• TASK: Your task is to print, exactly and only, the lines from the start of the entries below through the line with "ReferenceArea, XAxis, YAxis". Include both ends, but skip the pictures.

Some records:
────────────────────────────────────────

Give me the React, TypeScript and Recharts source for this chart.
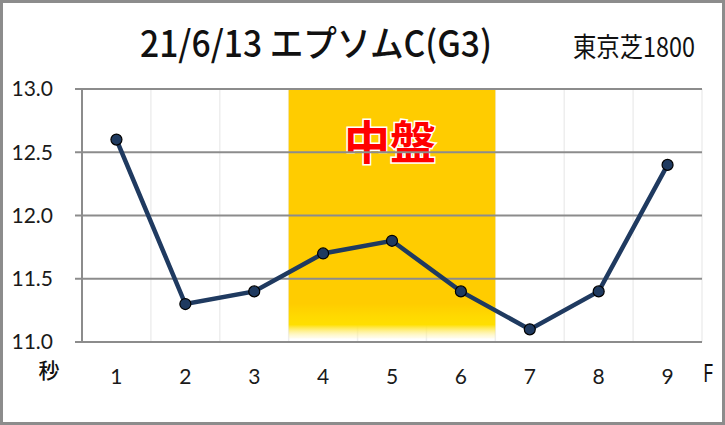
import { CartesianGrid, Line, LineChart, ReferenceArea, XAxis, YAxis } from "recharts"

const laps = ["1", "2", "3", "4", "5", "6", "7", "8", "9"]
const lapTimes = [12.6, 11.3, 11.4, 11.7, 11.8, 11.4, 11.1, 11.4, 12.4]
const yTicks = [11.0, 11.5, 12.0, 12.5, 13.0]
const midLaps = [4, 6]
const title = "21/6/13 エプソムC(G3)"
const course = "東京芝1800"
const midLabel = "中盤"

const data = laps.map((lap, i) => ({ f: i + 1, lap, t: lapTimes[i] }))
const centerTicks = data.map((d) => d.f)
const edgeTicks = [...centerTicks.map((f) => f - 0.5), laps.length + 0.5]
const xDomain = [0.5, laps.length + 0.5]

const GRAY = "#8c8c8c"
const NAVY = "#1f3a60"
const tickFont = { fontFamily: "Lato, 'Open Sans', sans-serif", fontSize: 21, fill: "#1a1a1a" }

function MidLabel(props: any) {
  const vb = props.viewBox
  if (!vb) return null
  return (
    <text
      x={vb.x + vb.width / 2 - 2}
      y={vb.y + 50}
      textAnchor="middle"
      dominantBaseline="central"
      fontFamily="'Noto Sans CJK JP', sans-serif"
      fontWeight={700}
      fontSize={46}
      fill="#ff0000"
      stroke="#ffffff"
      strokeWidth={3}
      paintOrder="stroke"
    >
      {midLabel}
    </text>
  )
}

export default function App() {
  return (
    <div style={{ position: "fixed", left: 0, top: 0, width: 725, height: 425, background: "#fff" }}>
      <svg width={725} height={425} style={{ position: "absolute", left: 0, top: 0, pointerEvents: "none" }}>
        <defs>
          <linearGradient id="midFill" x1="0" y1="0" x2="0" y2="1">
            <stop offset="0" stopColor="#ffcc00" />
            <stop offset="0.86" stopColor="#ffcc00" />
            <stop offset="0.91" stopColor="#ffd900" />
            <stop offset="0.945" stopColor="#ffdf00" />
            <stop offset="1" stopColor="#fff6c8" stopOpacity={0.3} />
          </linearGradient>
        </defs>
      </svg>
      <div style={{ position: "absolute", left: 0, top: 0 }}>
        <LineChart width={725} height={425} data={data} margin={{ top: 89, right: 23, bottom: 43, left: 22 }}>
          <ReferenceArea
            xAxisId="edge"
            x1={midLaps[0] - 0.5}
            x2={midLaps[1] + 0.5}
            y1={11.028}
            y2={13}
            fill="url(#midFill)"
            fillOpacity={1}
            stroke="none"
            label={<MidLabel />}
          />
          <CartesianGrid xAxisId="edge" horizontal={false} stroke="#eeeeee" strokeWidth={1.5} />
          <CartesianGrid xAxisId="edge" vertical={false} stroke={GRAY} strokeWidth={2} zIndex={150} />
          <XAxis
            xAxisId="edge"
            dataKey="f"
            type="number"
            domain={xDomain}
            ticks={edgeTicks}
            interval={0}
            height={0}
            tickFormatter={() => ""}
            tickSize={8}
            axisLine={{ stroke: GRAY, strokeWidth: 2 }}
            tickLine={{ stroke: GRAY, strokeWidth: 2 }}
          />
          <XAxis
            xAxisId="lbl"
            dataKey="f"
            type="number"
            domain={xDomain}
            ticks={centerTicks}
            interval={0}
            height={40}
            tickFormatter={(v) => laps[v - 1]}
            tickSize={0}
            tickMargin={27}
            axisLine={false}
            tickLine={false}
            tick={tickFont}
          />
          <YAxis
            type="number"
            domain={[11, 13]}
            ticks={yTicks}
            interval={0}
            width={60}
            tickFormatter={(v) => v.toFixed(1)}
            tickSize={7}
            tickMargin={22}
            axisLine={{ stroke: GRAY, strokeWidth: 2 }}
            tickLine={{ stroke: GRAY, strokeWidth: 2 }}
            tick={tickFont}
          />
          <Line
            xAxisId="lbl"
            dataKey="t"
            stroke={NAVY}
            strokeWidth={4.5}
            dot={{ r: 5.5, fill: NAVY, stroke: "#000", strokeWidth: 1.2 }}
            isAnimationActive={false}
          />
        </LineChart>
      </div>
      <svg width={725} height={425} style={{ position: "absolute", left: 0, top: 0, pointerEvents: "none" }}>
        <text
          x={140}
          y={57}
          textLength={352}
          lengthAdjust="spacingAndGlyphs"
          fontFamily="'Noto Sans CJK JP', sans-serif"
          fontSize={36}
          fontWeight={500}
          fill="#111"
        >
          {title}
        </text>
        <text
          x={573}
          y={57}
          textLength={122}
          lengthAdjust="spacingAndGlyphs"
          fontFamily="'Noto Sans CJK JP', sans-serif"
          fontSize={27}
          fill="#111"
        >
          {course}
        </text>
        <text x={49} y={378} textAnchor="middle" fontFamily="'Noto Sans CJK JP', sans-serif" fontWeight={500} fontSize={21} fill="#111">
          秒
        </text>
        <text x={703} y={382} textLength={10} lengthAdjust="spacingAndGlyphs" fontFamily="'Noto Sans', sans-serif" fontSize={26} fill="#111">
          F
        </text>
      </svg>
      <div
        style={{
          position: "absolute",
          left: 0,
          top: 0,
          width: 725,
          height: 425,
          border: `3px solid ${GRAY}`,
          boxSizing: "border-box",
          pointerEvents: "none",
        }}
      />
    </div>
  )
}
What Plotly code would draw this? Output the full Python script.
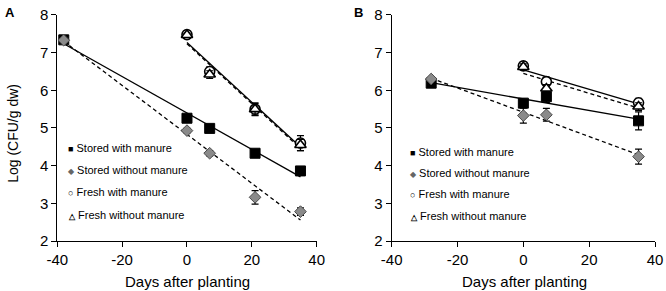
import numpy as np
import plotly.graph_objects as go

# ---------------- data ----------------
days_A_stored = [-38, 0, 7, 21, 35]
days_A_fresh = [0, 7, 21, 35]
A_stored_with = [7.34, 5.26, 4.99, 4.33, 3.86]
A_stored_with_err = [0.05, 0.06, 0.05, 0.06, 0.08]
A_stored_without = [7.33, 4.93, 4.33, 3.16, 2.78]
A_stored_without_err = [0.05, 0.06, 0.07, 0.18, 0.10]
A_fresh_with = [7.48, 6.50, 5.50, 4.60]
A_fresh_with_err = [0.06, 0.12, 0.17, 0.20]
A_fresh_without = [7.47, 6.42, 5.50, 4.55]
A_fresh_without_err = [0.05, 0.10, 0.15, 0.15]

days_B_stored = [-28, 0, 7, 35]
days_B_fresh = [0, 7, 35]
B_stored_with = [6.19, 5.66, 5.83, 5.19]
B_stored_with_err = [0.05, 0.10, 0.15, 0.24]
B_stored_without = [6.30, 5.33, 5.35, 4.24]
B_stored_without_err = [0.04, 0.20, 0.17, 0.20]
B_fresh_with = [6.65, 6.23, 5.67]
B_fresh_with_err = [0.10, 0.12, 0.12]
B_fresh_without = [6.62, 6.05, 5.57]
B_fresh_without_err = [0.08, 0.10, 0.10]

series_names = ["Stored with manure", "Stored without manure",
                "Fresh with manure", "Fresh without manure"]
x_ticks = [-40, -20, 0, 20, 40]
x_tick_labels = ["-40", "-20", "0", "20", "40"]
y_ticks = [2, 3, 4, 5, 6, 7, 8]

FONT = "Arial, Liberation Sans, sans-serif"

styles = [
    dict(symbol="square", size=10, color="black", line=dict(color="black", width=1), dash="solid"),
    dict(symbol="diamond", size=9, color="#8a8a8a", line=dict(color="#4a4a4a", width=1), dash="4px,3px"),
    dict(symbol="circle", size=10, color="white", line=dict(color="black", width=1.6), dash="solid"),
    dict(symbol="triangle-up", size=10, color="white", line=dict(color="black", width=1.6), dash="4px,3px"),
]

panels = [
    ("x", "y", [(days_A_stored, A_stored_with, A_stored_with_err),
                (days_A_stored, A_stored_without, A_stored_without_err),
                (days_A_fresh, A_fresh_with, A_fresh_with_err),
                (days_A_fresh, A_fresh_without, A_fresh_without_err)]),
    ("x2", "y2", [(days_B_stored, B_stored_with, B_stored_with_err),
                  (days_B_stored, B_stored_without, B_stored_without_err),
                  (days_B_fresh, B_fresh_with, B_fresh_with_err),
                  (days_B_fresh, B_fresh_without, B_fresh_without_err)]),
]

fig = go.Figure()

for xa, ya, sets in panels:
    # trend lines (linear regression)
    for (xs, ys, es), st in zip(sets, styles):
        k, b = np.polyfit(xs, ys, 1)
        xl = np.array([min(xs), max(xs)])
        fig.add_trace(go.Scatter(x=xl, y=k * xl + b, mode="lines", xaxis=xa, yaxis=ya,
                                 line=dict(color="black", width=1.3, dash=st["dash"]),
                                 showlegend=False, hoverinfo="skip"))
    # markers with error bars
    for (xs, ys, es), st, nm in zip(sets, styles, series_names):
        fig.add_trace(go.Scatter(x=xs, y=ys, mode="markers", xaxis=xa, yaxis=ya, name=nm,
                                 marker=dict(symbol=st["symbol"], size=st["size"], color=st["color"],
                                             line=st["line"]),
                                 error_y=dict(type="data", array=es, visible=True,
                                              color="black", thickness=1.2, width=3.5),
                                 showlegend=False))

axis_common = dict(showline=True, linecolor="black", linewidth=1, ticks="outside",
                   ticklen=5, tickcolor="black", tickwidth=1, showgrid=False, zeroline=False,
                   ticklabeloverflow="allow", automargin=False,
                   tickfont=dict(family=FONT, size=15, color="black"))

fig.update_layout(
    width=666, height=291, margin=dict(l=0, r=0, t=0, b=0, pad=0, autoexpand=False),
    plot_bgcolor="white", paper_bgcolor="white",
    xaxis=dict(domain=[0.0860, 0.4755], range=[-40, 40], tickvals=x_ticks, ticktext=x_tick_labels,
               anchor="y", **axis_common),
    yaxis=dict(domain=[0.1718, 0.9485], range=[2, 8], tickvals=y_ticks, anchor="x", **axis_common),
    xaxis2=dict(domain=[0.5881, 0.9835], range=[-40, 40], tickvals=x_ticks, ticktext=x_tick_labels,
                anchor="y2", **axis_common),
    yaxis2=dict(domain=[0.1718, 0.9485], range=[2, 8], tickvals=y_ticks, anchor="x2", **axis_common),
    showlegend=False,
)

ann = []
# axis titles
ann.append(dict(text="Log (CFU/g dw)", x=13 / 666, y=0.54, xref="paper", yref="paper",
                textangle=-90, showarrow=False, xanchor="center", yanchor="middle",
                font=dict(family=FONT, size=14, color="black")))
for cx in [187 / 666, 524 / 666]:
    ann.append(dict(text="Days after planting", x=cx, y=0.031, xref="paper", yref="paper",
                    showarrow=False, xanchor="center", yanchor="middle",
                    font=dict(family=FONT, size=15, color="black")))
# panel letters
for lx, lt in [(3 / 666, "A"), (352 / 666, "B")]:
    ann.append(dict(text="<b>%s</b>" % lt, x=lx, y=1 - 3 / 291, xref="paper", yref="paper",
                    showarrow=False, xanchor="left", yanchor="top",
                    font=dict(family=FONT, size=13, color="black")))
# legends
glyphs = ["<span style='font-size:9px;color:black'>■</span>",
          "<span style='font-size:8px;color:#666666'>◆</span>",
          "<span style='font-size:9px;color:black'><b>○</b></span>",
          "<span style='font-size:8px;color:black'><b>△</b></span>"]
leg_pos = [("x domain", "y domain", 0.035, [0.41, 0.314, 0.2155, 0.115]),
           ("x2 domain", "y2 domain", 0.062, [0.395, 0.30, 0.207, 0.11])]
for xr, yr, lx, lys in leg_pos:
    for g, nm, ly in zip(glyphs, series_names, lys):
        ann.append(dict(text=g + " " + nm, x=lx, y=ly, xref=xr, yref=yr, showarrow=False,
                        xanchor="left", yanchor="middle",
                        font=dict(family=FONT, size=11, color="black")))
fig.update_layout(annotations=ann)

fig.write_html("out.html", config={"displayModeBar": False},
               post_script="document.documentElement.style.margin='0';document.body.style.margin='0';"
                           "document.body.style.padding='0';document.body.style.overflow='hidden';"
                           "document.documentElement.style.overflow='hidden';")
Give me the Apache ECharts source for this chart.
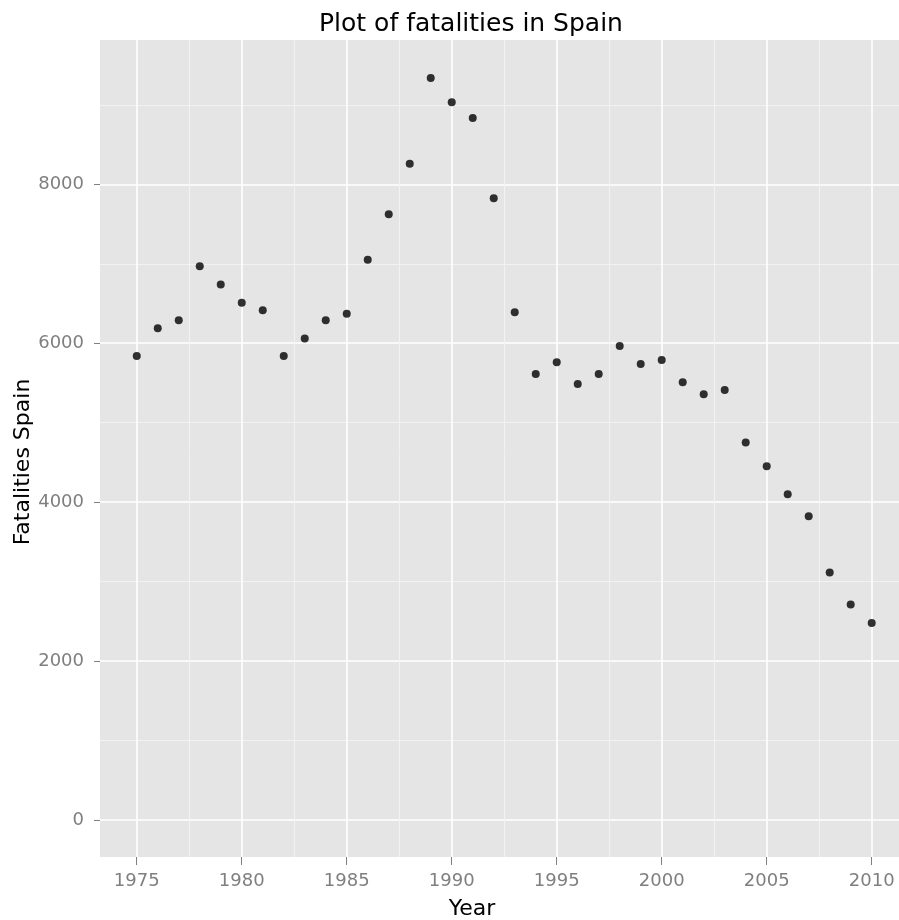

────────────────────────────────────────

• ANSWER FOR THIS EXERCISE:
Give me the React, TypeScript and Recharts source for this chart.
import { CartesianGrid, Line, LineChart, ReferenceArea, XAxis, YAxis } from "recharts"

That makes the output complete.